----- Data rows -----

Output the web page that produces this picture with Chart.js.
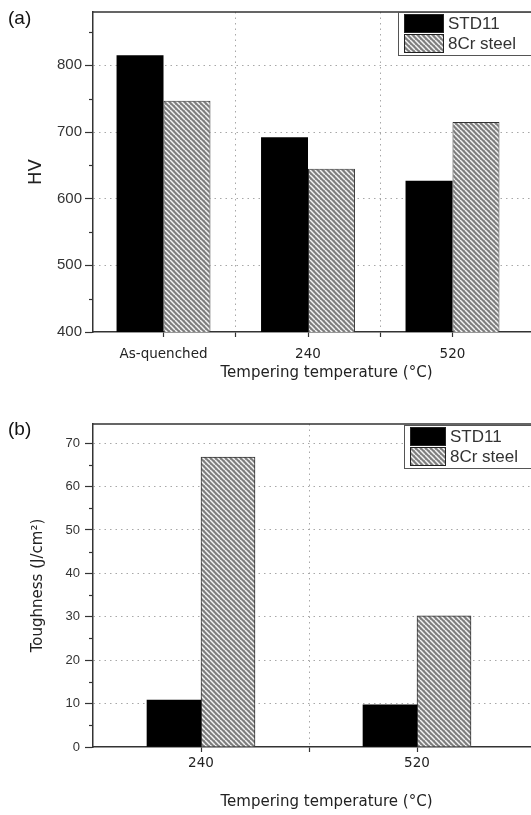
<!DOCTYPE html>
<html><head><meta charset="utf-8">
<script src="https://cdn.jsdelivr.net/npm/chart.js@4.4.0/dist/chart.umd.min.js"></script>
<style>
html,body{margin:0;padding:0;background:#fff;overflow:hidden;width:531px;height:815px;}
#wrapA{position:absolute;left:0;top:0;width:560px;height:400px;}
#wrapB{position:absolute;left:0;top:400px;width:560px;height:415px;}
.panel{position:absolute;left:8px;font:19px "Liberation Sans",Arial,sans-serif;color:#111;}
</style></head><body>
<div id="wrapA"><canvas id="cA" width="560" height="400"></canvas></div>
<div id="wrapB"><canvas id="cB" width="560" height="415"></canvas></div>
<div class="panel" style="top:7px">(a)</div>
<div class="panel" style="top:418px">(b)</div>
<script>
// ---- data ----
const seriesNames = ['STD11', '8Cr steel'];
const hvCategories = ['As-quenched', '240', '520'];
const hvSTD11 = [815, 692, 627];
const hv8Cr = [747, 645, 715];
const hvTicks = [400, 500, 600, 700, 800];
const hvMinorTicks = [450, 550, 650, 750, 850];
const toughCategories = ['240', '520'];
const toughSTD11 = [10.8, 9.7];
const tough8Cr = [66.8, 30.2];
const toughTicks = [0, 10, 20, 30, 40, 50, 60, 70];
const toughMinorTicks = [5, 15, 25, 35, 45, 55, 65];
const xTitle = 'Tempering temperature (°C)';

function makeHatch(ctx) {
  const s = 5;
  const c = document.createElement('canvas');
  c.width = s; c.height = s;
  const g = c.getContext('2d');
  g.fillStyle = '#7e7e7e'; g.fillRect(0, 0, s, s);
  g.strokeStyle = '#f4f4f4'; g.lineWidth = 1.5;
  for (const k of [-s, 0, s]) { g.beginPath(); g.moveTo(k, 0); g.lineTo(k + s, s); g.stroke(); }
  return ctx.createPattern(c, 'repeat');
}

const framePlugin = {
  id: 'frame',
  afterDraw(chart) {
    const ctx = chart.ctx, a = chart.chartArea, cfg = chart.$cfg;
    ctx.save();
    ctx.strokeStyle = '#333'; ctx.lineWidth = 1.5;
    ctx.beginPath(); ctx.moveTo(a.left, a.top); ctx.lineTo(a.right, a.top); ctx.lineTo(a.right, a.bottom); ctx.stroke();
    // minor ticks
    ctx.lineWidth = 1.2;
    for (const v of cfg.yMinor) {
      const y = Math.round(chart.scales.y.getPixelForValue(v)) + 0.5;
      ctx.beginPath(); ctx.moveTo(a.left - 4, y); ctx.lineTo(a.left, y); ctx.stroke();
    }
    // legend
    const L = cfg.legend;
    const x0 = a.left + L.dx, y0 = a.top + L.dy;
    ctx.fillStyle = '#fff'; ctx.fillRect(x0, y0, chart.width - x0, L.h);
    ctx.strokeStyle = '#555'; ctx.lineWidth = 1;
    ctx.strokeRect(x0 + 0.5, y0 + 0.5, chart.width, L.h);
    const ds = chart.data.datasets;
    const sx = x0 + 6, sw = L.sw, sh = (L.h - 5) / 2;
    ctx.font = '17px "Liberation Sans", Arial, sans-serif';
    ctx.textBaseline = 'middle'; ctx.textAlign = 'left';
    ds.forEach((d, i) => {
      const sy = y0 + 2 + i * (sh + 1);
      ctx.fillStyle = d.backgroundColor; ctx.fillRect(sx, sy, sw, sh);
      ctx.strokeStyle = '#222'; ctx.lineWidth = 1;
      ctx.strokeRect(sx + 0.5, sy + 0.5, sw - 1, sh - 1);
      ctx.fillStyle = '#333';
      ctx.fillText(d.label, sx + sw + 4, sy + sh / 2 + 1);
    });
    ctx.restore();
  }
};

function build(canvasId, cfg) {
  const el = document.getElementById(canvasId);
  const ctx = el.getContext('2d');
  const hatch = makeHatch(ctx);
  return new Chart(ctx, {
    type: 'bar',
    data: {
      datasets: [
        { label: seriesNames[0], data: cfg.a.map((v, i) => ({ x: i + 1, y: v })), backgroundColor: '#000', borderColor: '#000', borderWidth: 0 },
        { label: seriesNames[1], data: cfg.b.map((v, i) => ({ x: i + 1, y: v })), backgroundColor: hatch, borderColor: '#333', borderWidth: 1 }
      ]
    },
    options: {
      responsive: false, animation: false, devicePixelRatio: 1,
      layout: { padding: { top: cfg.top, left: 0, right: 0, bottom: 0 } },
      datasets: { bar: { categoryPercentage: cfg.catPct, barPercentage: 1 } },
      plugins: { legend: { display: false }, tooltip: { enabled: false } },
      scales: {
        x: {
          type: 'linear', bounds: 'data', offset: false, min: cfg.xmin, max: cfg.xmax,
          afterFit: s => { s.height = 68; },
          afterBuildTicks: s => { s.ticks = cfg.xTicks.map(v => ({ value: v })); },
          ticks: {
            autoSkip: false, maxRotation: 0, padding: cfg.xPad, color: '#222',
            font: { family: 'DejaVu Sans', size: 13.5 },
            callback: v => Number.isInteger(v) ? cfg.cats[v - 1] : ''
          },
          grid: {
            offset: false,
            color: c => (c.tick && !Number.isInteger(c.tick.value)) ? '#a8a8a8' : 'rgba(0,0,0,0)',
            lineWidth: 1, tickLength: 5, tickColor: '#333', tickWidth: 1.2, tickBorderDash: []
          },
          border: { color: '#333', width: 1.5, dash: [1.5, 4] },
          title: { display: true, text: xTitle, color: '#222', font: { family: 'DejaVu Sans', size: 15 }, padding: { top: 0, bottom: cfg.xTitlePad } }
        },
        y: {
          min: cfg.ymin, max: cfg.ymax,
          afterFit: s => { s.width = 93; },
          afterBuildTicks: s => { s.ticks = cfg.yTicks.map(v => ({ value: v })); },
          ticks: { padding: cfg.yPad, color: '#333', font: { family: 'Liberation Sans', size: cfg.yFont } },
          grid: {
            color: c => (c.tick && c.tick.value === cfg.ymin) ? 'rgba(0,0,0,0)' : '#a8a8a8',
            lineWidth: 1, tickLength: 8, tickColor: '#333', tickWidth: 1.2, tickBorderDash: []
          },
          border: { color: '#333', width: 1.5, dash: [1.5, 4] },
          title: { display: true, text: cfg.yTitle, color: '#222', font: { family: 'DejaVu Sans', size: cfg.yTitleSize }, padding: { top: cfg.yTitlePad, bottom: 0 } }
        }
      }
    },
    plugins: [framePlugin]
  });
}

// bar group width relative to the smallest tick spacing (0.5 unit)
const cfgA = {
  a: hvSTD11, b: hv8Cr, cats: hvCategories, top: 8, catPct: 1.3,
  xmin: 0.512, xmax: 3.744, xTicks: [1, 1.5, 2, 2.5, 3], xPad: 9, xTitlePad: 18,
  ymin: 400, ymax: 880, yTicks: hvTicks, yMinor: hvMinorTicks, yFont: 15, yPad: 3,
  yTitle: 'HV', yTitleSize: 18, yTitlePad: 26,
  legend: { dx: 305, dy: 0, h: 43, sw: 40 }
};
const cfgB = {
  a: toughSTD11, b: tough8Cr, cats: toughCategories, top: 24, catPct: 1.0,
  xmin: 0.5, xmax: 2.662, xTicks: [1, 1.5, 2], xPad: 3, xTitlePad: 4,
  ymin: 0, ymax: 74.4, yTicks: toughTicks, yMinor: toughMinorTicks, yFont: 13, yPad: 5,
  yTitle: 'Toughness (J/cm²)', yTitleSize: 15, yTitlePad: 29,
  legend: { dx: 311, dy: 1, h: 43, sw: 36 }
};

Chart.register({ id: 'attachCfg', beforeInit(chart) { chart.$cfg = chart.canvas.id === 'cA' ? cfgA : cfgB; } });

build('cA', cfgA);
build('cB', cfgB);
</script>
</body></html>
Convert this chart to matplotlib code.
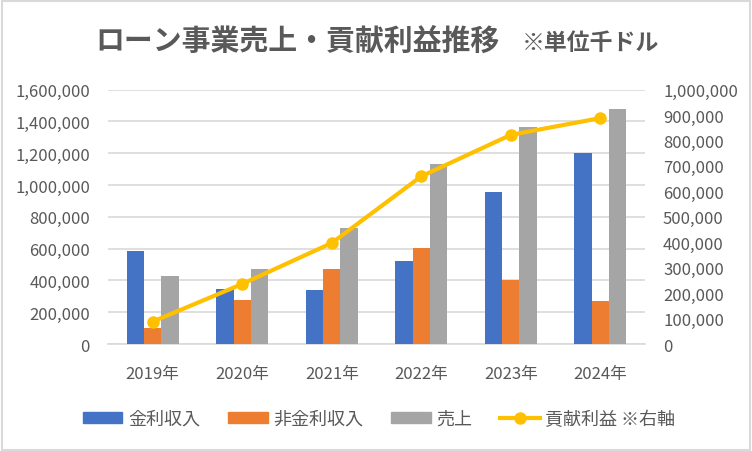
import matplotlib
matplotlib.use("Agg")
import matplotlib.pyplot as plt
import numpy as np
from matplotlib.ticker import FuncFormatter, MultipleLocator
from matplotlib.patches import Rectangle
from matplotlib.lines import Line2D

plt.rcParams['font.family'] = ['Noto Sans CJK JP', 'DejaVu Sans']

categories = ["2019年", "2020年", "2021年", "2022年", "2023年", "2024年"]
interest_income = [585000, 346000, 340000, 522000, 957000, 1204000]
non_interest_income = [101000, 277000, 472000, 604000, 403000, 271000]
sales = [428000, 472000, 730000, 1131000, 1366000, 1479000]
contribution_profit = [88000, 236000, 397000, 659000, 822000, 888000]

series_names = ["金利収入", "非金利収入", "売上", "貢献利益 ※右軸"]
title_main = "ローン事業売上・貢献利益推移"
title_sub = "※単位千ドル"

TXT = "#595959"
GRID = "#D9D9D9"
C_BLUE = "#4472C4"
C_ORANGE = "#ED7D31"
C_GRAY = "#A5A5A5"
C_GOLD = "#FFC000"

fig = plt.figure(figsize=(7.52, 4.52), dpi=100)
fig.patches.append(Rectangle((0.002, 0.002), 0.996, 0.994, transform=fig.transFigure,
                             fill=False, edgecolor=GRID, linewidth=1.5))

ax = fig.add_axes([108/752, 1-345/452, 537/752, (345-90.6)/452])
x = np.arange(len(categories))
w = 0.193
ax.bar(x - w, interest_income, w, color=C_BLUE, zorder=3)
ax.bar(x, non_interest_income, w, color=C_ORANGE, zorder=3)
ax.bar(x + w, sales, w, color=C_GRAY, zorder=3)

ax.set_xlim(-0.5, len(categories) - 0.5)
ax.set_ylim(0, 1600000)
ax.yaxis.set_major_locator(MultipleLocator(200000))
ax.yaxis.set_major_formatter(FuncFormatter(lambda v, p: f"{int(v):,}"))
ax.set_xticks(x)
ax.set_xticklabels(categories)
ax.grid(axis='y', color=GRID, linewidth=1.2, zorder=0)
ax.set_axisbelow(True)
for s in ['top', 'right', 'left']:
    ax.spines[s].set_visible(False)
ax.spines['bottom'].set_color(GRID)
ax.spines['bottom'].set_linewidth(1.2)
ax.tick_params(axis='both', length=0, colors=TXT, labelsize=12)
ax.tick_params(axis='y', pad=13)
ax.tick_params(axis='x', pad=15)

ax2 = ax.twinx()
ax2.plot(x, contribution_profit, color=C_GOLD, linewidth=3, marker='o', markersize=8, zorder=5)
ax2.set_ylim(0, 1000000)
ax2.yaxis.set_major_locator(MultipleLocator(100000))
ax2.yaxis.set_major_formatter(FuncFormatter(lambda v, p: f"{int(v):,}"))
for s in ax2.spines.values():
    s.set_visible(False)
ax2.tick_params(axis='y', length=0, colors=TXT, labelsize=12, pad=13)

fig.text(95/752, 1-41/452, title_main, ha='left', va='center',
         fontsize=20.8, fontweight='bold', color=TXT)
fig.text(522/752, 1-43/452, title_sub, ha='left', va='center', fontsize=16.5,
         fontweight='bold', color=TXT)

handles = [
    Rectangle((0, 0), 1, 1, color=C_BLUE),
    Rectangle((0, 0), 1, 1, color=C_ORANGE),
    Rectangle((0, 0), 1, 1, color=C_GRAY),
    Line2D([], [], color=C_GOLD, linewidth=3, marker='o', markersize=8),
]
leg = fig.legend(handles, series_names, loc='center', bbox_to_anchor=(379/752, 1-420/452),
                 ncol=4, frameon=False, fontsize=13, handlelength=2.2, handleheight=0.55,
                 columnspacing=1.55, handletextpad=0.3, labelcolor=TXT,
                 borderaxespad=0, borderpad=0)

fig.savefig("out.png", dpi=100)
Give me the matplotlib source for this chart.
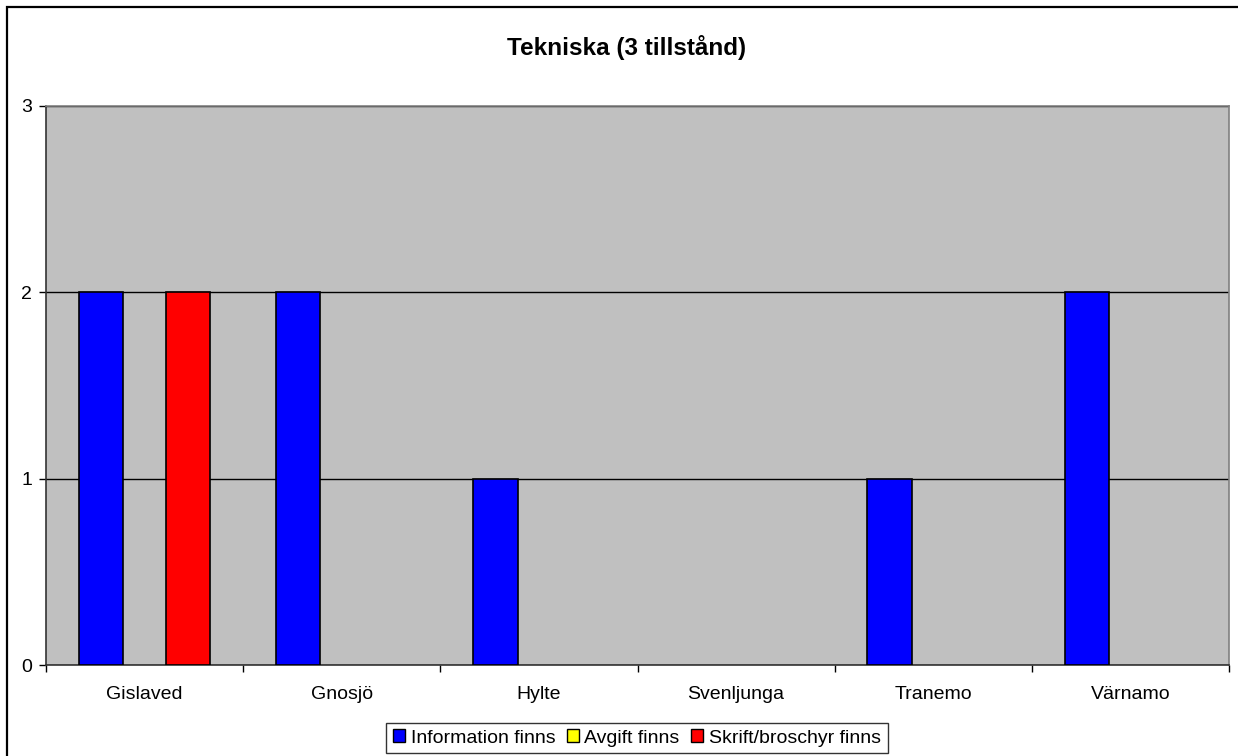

-----

Exactly the lines starting at the line containing "Convert this chart to matplotlib code." and ending at the line containing "plt.rcParams['font.family'] = ['Noto" should be transcribed, both included; omit the pictures.

Convert this chart to matplotlib code.
import matplotlib
matplotlib.use("Agg")
import matplotlib.pyplot as plt
import numpy as np
from matplotlib.ticker import FuncFormatter, MultipleLocator
from matplotlib.patches import Rectangle
from matplotlib.lines import Line2D

plt.rcParams['font.family'] = ['Noto Sans CJK JP', 'DejaVu Sans']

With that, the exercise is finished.